Saturday, September 15, 2007

Dan's Comment Paper

First of all, in effort not to distract from Jay's post (which I think covers more important issues than this one) I'll commented on it soon and encourage others to do the same.
Williamson spends a fair bit of time on a point made by McDowell. He claims that there is no fundamental gap between what is the case, and what is thought to be the case. Throught this thesis, he could be considered a follower of the conceptual turn. He definitely follows the first two thesis of Dummett. Williamson makes a few argument against him (most of which I think are sound), I'll focus on one that may be unsound:
1) What one thinks is individuated at the level of sense
2) What is the case is individuated at the level of reference
3) (1)&(2)
4) if (3) then (5)
5) What one thinks is the case distinct from what is the case

I think this argument could be resisted.
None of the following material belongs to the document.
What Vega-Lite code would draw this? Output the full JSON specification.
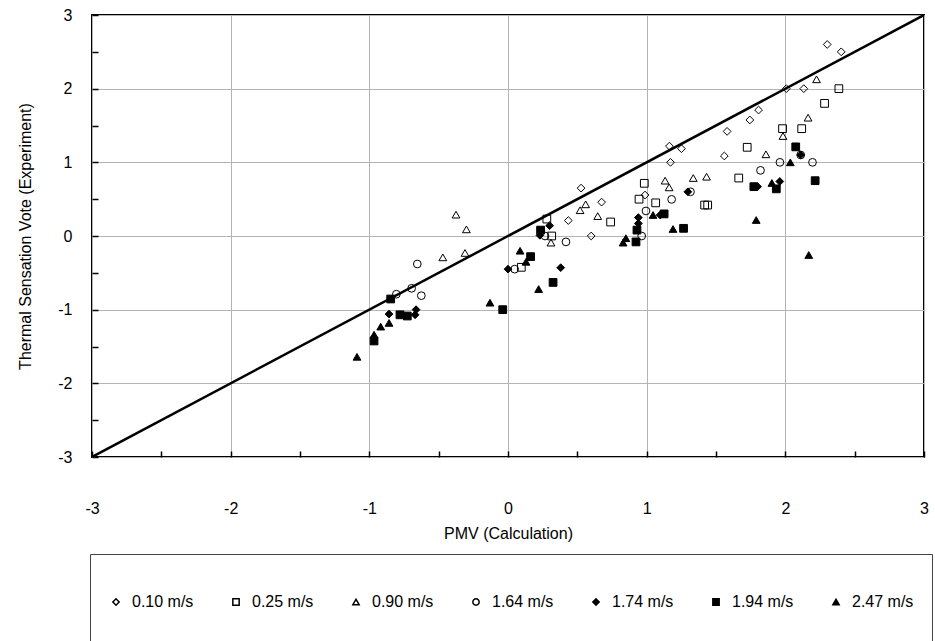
{
  "$schema": "https://vega.github.io/schema/vega-lite/v6.json",
  "width": 832,
  "height": 442,
  "autosize": {"type": "none"},
  "padding": {"left": 92, "top": 15, "right": 11, "bottom": 184},
  "background": "white",
  "config": {
    "font": "Liberation Sans",
    "view": {"stroke": "black", "strokeWidth": 2}
  },
  "datasets": {
    "diag": [{"x": -3, "y": -3}, {"x": 3, "y": 3}],
    "pts": [
      {"speed": "0.10 m/s", "x": 0.435, "y": 0.21},
      {"speed": "0.10 m/s", "x": 0.527, "y": 0.65},
      {"speed": "0.10 m/s", "x": 0.60, "y": 0.0},
      {"speed": "0.10 m/s", "x": 0.675, "y": 0.46},
      {"speed": "0.10 m/s", "x": 0.988, "y": 0.556},
      {"speed": "0.10 m/s", "x": 1.164, "y": 1.22},
      {"speed": "0.10 m/s", "x": 1.172, "y": 1.0},
      {"speed": "0.10 m/s", "x": 1.251, "y": 1.185},
      {"speed": "0.10 m/s", "x": 1.56, "y": 1.086},
      {"speed": "0.10 m/s", "x": 1.58, "y": 1.42},
      {"speed": "0.10 m/s", "x": 1.744, "y": 1.575},
      {"speed": "0.10 m/s", "x": 1.807, "y": 1.71},
      {"speed": "0.10 m/s", "x": 2.007, "y": 2.0},
      {"speed": "0.10 m/s", "x": 2.133, "y": 2.0},
      {"speed": "0.10 m/s", "x": 2.302, "y": 2.6},
      {"speed": "0.10 m/s", "x": 2.403, "y": 2.5},
      {"speed": "0.25 m/s", "x": 0.096, "y": -0.425},
      {"speed": "0.25 m/s", "x": 0.28, "y": 0.23},
      {"speed": "0.25 m/s", "x": 0.315, "y": 0.0},
      {"speed": "0.25 m/s", "x": 0.74, "y": 0.19},
      {"speed": "0.25 m/s", "x": 0.945, "y": 0.5},
      {"speed": "0.25 m/s", "x": 0.983, "y": 0.715},
      {"speed": "0.25 m/s", "x": 1.065, "y": 0.45},
      {"speed": "0.25 m/s", "x": 1.418, "y": 0.42},
      {"speed": "0.25 m/s", "x": 1.44, "y": 0.42},
      {"speed": "0.25 m/s", "x": 1.664, "y": 0.787},
      {"speed": "0.25 m/s", "x": 1.725, "y": 1.204},
      {"speed": "0.25 m/s", "x": 1.98, "y": 1.457},
      {"speed": "0.25 m/s", "x": 2.118, "y": 1.457},
      {"speed": "0.25 m/s", "x": 2.283, "y": 1.8},
      {"speed": "0.25 m/s", "x": 2.386, "y": 2.0},
      {"speed": "0.90 m/s", "x": -0.375, "y": 0.29},
      {"speed": "0.90 m/s", "x": -0.3, "y": 0.09},
      {"speed": "0.90 m/s", "x": -0.47, "y": -0.29},
      {"speed": "0.90 m/s", "x": -0.31, "y": -0.23},
      {"speed": "0.90 m/s", "x": 0.31, "y": -0.09},
      {"speed": "0.90 m/s", "x": 0.52, "y": 0.35},
      {"speed": "0.90 m/s", "x": 0.56, "y": 0.43},
      {"speed": "0.90 m/s", "x": 0.647, "y": 0.27},
      {"speed": "0.90 m/s", "x": 1.133, "y": 0.751},
      {"speed": "0.90 m/s", "x": 1.162, "y": 0.66},
      {"speed": "0.90 m/s", "x": 1.336, "y": 0.787},
      {"speed": "0.90 m/s", "x": 1.432, "y": 0.805},
      {"speed": "0.90 m/s", "x": 1.86, "y": 1.109},
      {"speed": "0.90 m/s", "x": 1.983, "y": 1.357},
      {"speed": "0.90 m/s", "x": 2.164, "y": 1.606},
      {"speed": "0.90 m/s", "x": 2.225, "y": 2.127},
      {"speed": "1.64 m/s", "x": -0.805, "y": -0.79},
      {"speed": "1.64 m/s", "x": -0.695, "y": -0.71},
      {"speed": "1.64 m/s", "x": -0.654, "y": -0.38},
      {"speed": "1.64 m/s", "x": -0.625, "y": -0.81},
      {"speed": "1.64 m/s", "x": 0.048, "y": -0.45},
      {"speed": "1.64 m/s", "x": 0.267, "y": 0.0},
      {"speed": "1.64 m/s", "x": 0.418, "y": -0.08},
      {"speed": "1.64 m/s", "x": 0.964, "y": 0.0},
      {"speed": "1.64 m/s", "x": 0.995, "y": 0.34},
      {"speed": "1.64 m/s", "x": 1.18, "y": 0.497},
      {"speed": "1.64 m/s", "x": 1.316, "y": 0.6},
      {"speed": "1.64 m/s", "x": 1.821, "y": 0.891},
      {"speed": "1.64 m/s", "x": 1.961, "y": 1.0},
      {"speed": "1.64 m/s", "x": 2.111, "y": 1.1},
      {"speed": "1.64 m/s", "x": 2.196, "y": 1.0},
      {"speed": "1.74 m/s", "x": -0.858, "y": -1.06},
      {"speed": "1.74 m/s", "x": -0.67, "y": -1.07},
      {"speed": "1.74 m/s", "x": -0.663, "y": -1.0},
      {"speed": "1.74 m/s", "x": 0.0, "y": -0.45},
      {"speed": "1.74 m/s", "x": 0.23, "y": 0.01},
      {"speed": "1.74 m/s", "x": 0.3, "y": 0.14},
      {"speed": "1.74 m/s", "x": 0.38, "y": -0.43},
      {"speed": "1.74 m/s", "x": 0.94, "y": 0.25},
      {"speed": "1.74 m/s", "x": 0.94, "y": 0.17},
      {"speed": "1.74 m/s", "x": 1.097, "y": 0.285},
      {"speed": "1.74 m/s", "x": 1.297, "y": 0.6},
      {"speed": "1.74 m/s", "x": 1.8, "y": 0.67},
      {"speed": "1.74 m/s", "x": 1.96, "y": 0.74},
      {"speed": "1.74 m/s", "x": 2.111, "y": 1.1},
      {"speed": "1.94 m/s", "x": -0.966, "y": -1.425},
      {"speed": "1.94 m/s", "x": -0.846, "y": -0.855},
      {"speed": "1.94 m/s", "x": -0.779, "y": -1.07},
      {"speed": "1.94 m/s", "x": -0.726, "y": -1.086},
      {"speed": "1.94 m/s", "x": -0.038, "y": -1.0},
      {"speed": "1.94 m/s", "x": 0.163, "y": -0.28},
      {"speed": "1.94 m/s", "x": 0.235, "y": 0.08},
      {"speed": "1.94 m/s", "x": 0.325, "y": -0.63},
      {"speed": "1.94 m/s", "x": 0.923, "y": -0.08},
      {"speed": "1.94 m/s", "x": 0.93, "y": 0.08},
      {"speed": "1.94 m/s", "x": 1.126, "y": 0.3},
      {"speed": "1.94 m/s", "x": 1.266, "y": 0.104},
      {"speed": "1.94 m/s", "x": 1.773, "y": 0.67},
      {"speed": "1.94 m/s", "x": 1.935, "y": 0.64},
      {"speed": "1.94 m/s", "x": 2.075, "y": 1.21},
      {"speed": "1.94 m/s", "x": 2.215, "y": 0.751},
      {"speed": "2.47 m/s", "x": -1.089, "y": -1.64},
      {"speed": "2.47 m/s", "x": -0.966, "y": -1.34},
      {"speed": "2.47 m/s", "x": -0.918, "y": -1.23},
      {"speed": "2.47 m/s", "x": -0.858, "y": -1.18},
      {"speed": "2.47 m/s", "x": -0.13, "y": -0.905},
      {"speed": "2.47 m/s", "x": 0.087, "y": -0.2},
      {"speed": "2.47 m/s", "x": 0.13, "y": -0.35},
      {"speed": "2.47 m/s", "x": 0.221, "y": -0.72},
      {"speed": "2.47 m/s", "x": 0.83, "y": -0.09},
      {"speed": "2.47 m/s", "x": 0.85, "y": -0.03},
      {"speed": "2.47 m/s", "x": 1.046, "y": 0.285},
      {"speed": "2.47 m/s", "x": 1.19, "y": 0.095},
      {"speed": "2.47 m/s", "x": 1.79, "y": 0.217},
      {"speed": "2.47 m/s", "x": 1.903, "y": 0.72},
      {"speed": "2.47 m/s", "x": 2.036, "y": 1.0},
      {"speed": "2.47 m/s", "x": 2.169, "y": -0.258}
    ]
  },
  "encoding": {
    "x": {
      "field": "x",
      "type": "quantitative",
      "scale": {"domain": [-3, 3], "nice": false, "zero": false},
      "axis": {
        "values": [-3, -2.5, -2, -1.5, -1, -0.5, 0, 0.5, 1, 1.5, 2, 2.5, 3],
        "title": "PMV (Calculation)",
        "labelExpr": "datum.value % 1 === 0 ? '' + datum.value : ''",
        "grid": true,
        "gridColor": "#b4b4b4",
        "gridWidth": 1,
        "gridOpacity": {"condition": {"test": "datum.value % 1 !== 0", "value": 0}, "value": 1},
        "domain": false,
        "ticks": true,
        "tickSize": -6,
        "tickColor": "black",
        "tickWidth": 1.5,
        "labelPadding": 49,
        "labelFontSize": 16,
        "labelColor": "black",
        "labelFlush": false,
        "labelOverlap": false,
        "titleFontSize": 16,
        "titleFontWeight": "normal",
        "titleColor": "black",
        "titlePadding": 9
      }
    },
    "y": {
      "field": "y",
      "type": "quantitative",
      "scale": {"domain": [-3, 3], "nice": false, "zero": false},
      "axis": {
        "values": [-3, -2.5, -2, -1.5, -1, -0.5, 0, 0.5, 1, 1.5, 2, 2.5, 3],
        "title": "Thermal Sensation Vote (Experiment)",
        "labelExpr": "datum.value % 1 === 0 ? '' + datum.value : ''",
        "grid": true,
        "gridColor": "#b4b4b4",
        "gridWidth": 1,
        "gridOpacity": {"condition": {"test": "datum.value % 1 !== 0", "value": 0}, "value": 1},
        "domain": false,
        "ticks": true,
        "tickSize": -6,
        "tickColor": "black",
        "tickWidth": 1.5,
        "labelPadding": 26,
        "labelFontSize": 16,
        "labelColor": "black",
        "labelFlush": false,
        "labelOverlap": false,
        "titleFontSize": 16,
        "titleFontWeight": "normal",
        "titleColor": "black",
        "titlePadding": 24
      }
    }
  },
  "layer": [
    {
      "data": {"name": "diag"},
      "mark": {"type": "line", "color": "black", "strokeWidth": 2.5, "clip": true}
    },
    {
      "data": {"name": "pts"},
      "mark": {"type": "point", "filled": true, "stroke": "black", "strokeWidth": 1, "opacity": 1, "size": 60},
      "encoding": {
        "shape": {
          "field": "speed",
          "type": "nominal",
          "scale": {
            "domain": ["0.10 m/s", "0.25 m/s", "0.90 m/s", "1.64 m/s", "1.74 m/s", "1.94 m/s", "2.47 m/s"],
            "range": ["diamond", "square", "triangle-up", "circle", "diamond", "square", "triangle-up"]
          },
          "legend": {
            "orient": "none", "legendX": -2, "legendY": 539, "direction": "horizontal", "columns": 7,
            "title": null, "strokeColor": "#444", "fillColor": "white", "padding": 18, "clipHeight": 60,
            "symbolSize": 40,
            "labelFontSize": 16, "labelColor": "black", "labelOffset": 8, "columnPadding": 34, "gridAlign": "all",
            "encode": {"symbols": {"update": {"stroke": {"value": "black"}, "strokeWidth": {"value": 1}, "opacity": {"value": 1}}}}
          }
        },
        "fill": {
          "field": "speed",
          "type": "nominal",
          "scale": {
            "domain": ["0.10 m/s", "0.25 m/s", "0.90 m/s", "1.64 m/s", "1.74 m/s", "1.94 m/s", "2.47 m/s"],
            "range": ["transparent", "transparent", "transparent", "transparent", "black", "black", "black"]
          },
          "legend": {
            "orient": "none", "legendX": -2, "legendY": 539, "direction": "horizontal", "columns": 7,
            "title": null, "strokeColor": "#444", "fillColor": "white", "padding": 18, "clipHeight": 60,
            "symbolSize": 40,
            "labelFontSize": 16, "labelColor": "black", "labelOffset": 8, "columnPadding": 34, "gridAlign": "all",
            "encode": {"symbols": {"update": {"stroke": {"value": "black"}, "strokeWidth": {"value": 1}, "opacity": {"value": 1}}}}
          }
        }
      }
    }
  ]
}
McDowell states "When one thinks truely, what one thinks is what is the case"(page 8). If the object of thought are propositions, and propositions consist of something being some way (if true), then premise (1) can be denied. Dummett's second thesis can be brought in to say that (1) is really speaking of the psychological process of thinking, NOT thought. Perhaps this is one of the weaker readings Williamson eludes to.
On to the point about elusive objects. If the drive of this discussion is to obtain a methodology for philosophy, I don't see this as relevant per-se. The presence of elusive objects would make McDowell's claim false, but I don't think it would undermine his justification of the conceptual turn. Elusive objects cannot be studied anyway, so from a methodological standpoint they're not too significant. However from a metaphysical standpoint I think Williamson is dead on here.